By John Richardson
IT would be very interesting to go back to 2000 and compare the strength of positive sentiment towards the future of the Asian polyethylene (PE) industry to the above chart.
The chart shows spreads between naphtha costs, which is the main feedstock for making PE in Asia, and the prices for one particular grade – high-density PE (HDPE) injection grade. As you can see, last year spreads were at a 15-year and so far this year they have held up very nicely indeed. It is the same story in all other grades of PE tracked by ICIS Pricing.
This measure is of course a rule of thumb as it takes around 3.3 tonnes of naphtha to make a tonne of ethylene, and then approximately a tonne of ethylene to make a tonne of any grade of PE. Plus, this doesn’t take into account production costs and money made from selling co-products such as propylene, benzene and butadiene.
But crucially, our assessment of variable cost naphtha-based PE margins shows the strongest margins since at least 2000, when our records begin. And one Asian industry source believes that today’s profitability is the strongest since the early 1990s.
As I said at the beginning, it would very useful to go back to 2000 and compare both spreads and margins at any particular point in time to the levels of confidence about future success. Anecdotally, my experience tells me that the higher the numbers, the greater the levels of confidence about strong future profitability.

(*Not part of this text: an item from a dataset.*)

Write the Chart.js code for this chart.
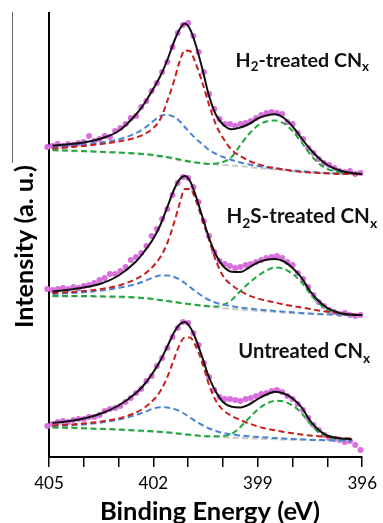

Underlining this impression was the buoyant mood at last week’s Asia Petrochemical Industry Conference in Singapore.
What worries me is that recent industry success is leading to talk of a ‘new paradigm” involving a decoupling of demand growth in China from growth in the country’s GDP. Reasons given include rising food safety concerns that are driving booming purchases of modern-day packaged food and the surge in internet sales. Even if you therefore have a very negative view of future GDP growth in China, you might still end up with a very positive outlook for PE. In other emerging markets, too, PE consumption growth is also said to have decoupled from GDP for slightly different reasons.
On the supply side, the new consensus seems to be that for the next five years at least, China will struggle to significantly raise its local production. This positive supply-side story also includes the assumption that the big wave of new US capacity, due on-stream from H2 2017 onwards, will be introduced into global markets in a very staggered fashion – and may even be substantially delayed.
Many people are thus putting all this together and forecasting strong profitability for the next 2-3 years at least, probably quite a lot longer.
But you need to vigorously “stress test” this growing belief in a new paradigm for PE. Here are some of the reasons why:
- Converters have choices, in China and elsewhere. They don’t have to use PE to wrap food or goods sold via the internet. Other polymers, such as polyethylene terephthalate and polypropylene (PP), confront much greater supply and so lower costs for converters.
- The conventional view in the case of PP replacing HDPE is that future opportunities remain thin on the ground for technical reasons. But what if converters push the envelope on innovation in order to save money in a deflationary world? This has happened before, with innovation surprising on the upside.
- There is a race against time taking place in China right now. Sure, there are tremendous news sources of growth. But nobody can be sure that these new sources of growth will be sufficient to replace the lost growth momentum from lower investment.
- Or China might continue to “kick the can down the road” in order to sustain the old investment-led growth model. There are two outcomes here: either a major financial crisis when debt is finally dealt with or Japan-style economic stagnation as “extend and pretend continues for perhaps decades.
- China’s PE production was up by 200,000 tonnes in Q1 over the first quarter of last year with new coal-based supply scheduled to start-up at the end of this month. Sure, some projects appear to have been delayed, but this is a moving target. The self-sufficiency level depends on government policy.
- And returning to macroeconomics, the global Economic Supercyle is, I believe, over – for good.
- US PE capacity could largely come on-stream all at once, and on time. Investors need returns, and many of the companies involved in these projects are very experienced in bringing plants on-line.
- Most roads point to China for much of this US surplus, given what could be persistently weak Latin American and other ex-China markets. In Q1, there are reports that as much PE from the Americas in general was shipped to China as was shipped from Iran to China. And in a low oil-price world, Asia’s naphtha crackers would be in a strong position to battle for market share in Asia. So the upshot could be greater length in the Asian market than you currently expect.
You can take a gamble on all the above being wrong. Or you can instead ask yourself this question, “How do I protect my business if at least some of these assumptions are right?”
The answer is to start securing your own demand. That way, your future sales volumes will be secure – and crucially also stronger than your competitors – no matter what are the background factors beyond your control.